Benefit 5: You Can Do Blue-Green and Canary Without Crying
The advanced deployment patterns — blue-green, canary, progressive rollout, feature flags gated on deploy groups — are impossible in a manual shop. They require the ability to stand up a second environment identical to production on short notice and shift traffic between them deterministically. That capability only exists if your deployment is codified.
Once you have it, you can do things that used to be scary. Ship a risky change to 1 percent of traffic. Watch the error rate for an hour. Ship it to 10 percent. Shift back if the numbers look wrong. This is how modern teams ship features that touch payment paths, authentication, or anything else that used to require a 2 a.m. maintenance window and a rollback plan written in sharpie on a whiteboard.
The Cost Nobody Talks About
The cost of earning these benefits is concentrated and front-loaded. You will spend somewhere between 3 and 12 weeks, depending on the size of your existing mess, getting to the first automated deploy that you actually trust. You will learn uncomfortable things about your existing system during that process — hardcoded secrets, environment variables nobody can explain, a SQL script someone ran by hand in 2019 that nobody remembers.
The teams that succeed here treat the first automation project as a discovery exercise, not a sprint deliverable. The teams that fail try to ship it in a two-week sprint and give up when the mess turns out to be bigger than they thought.

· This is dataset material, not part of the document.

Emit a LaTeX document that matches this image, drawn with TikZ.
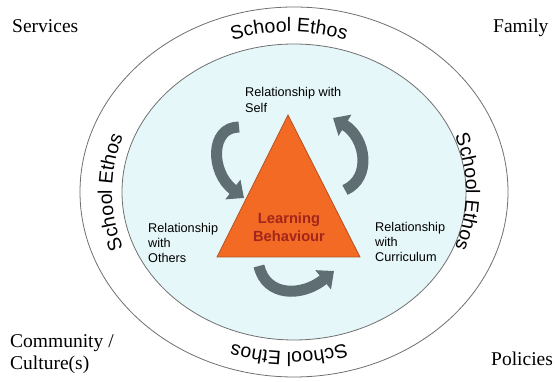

What We Actually Recommend
Start with one service. Pick the one that deploys most often, not the one that breaks most often. Codify its build, its deploy, and its rollback. Run a fire drill where you deploy, confirm, roll back, and confirm again. Once that loop is boring, move to the next service. Do not try to codify your whole environment in one project — we have watched that fail more times than we can count.
Three Takeaways
- The real benefit of deploy automation is not speed, it is courage. Teams that can roll back cheaply ship more confidently and break less.
- Environment drift is a people problem dressed up as a tools problem. Infrastructure as code is the fix because it puts the truth in one place that everyone can read.
- Budget for the discovery phase. The first automation project always takes longer than the estimate because you are learning what your system actually does.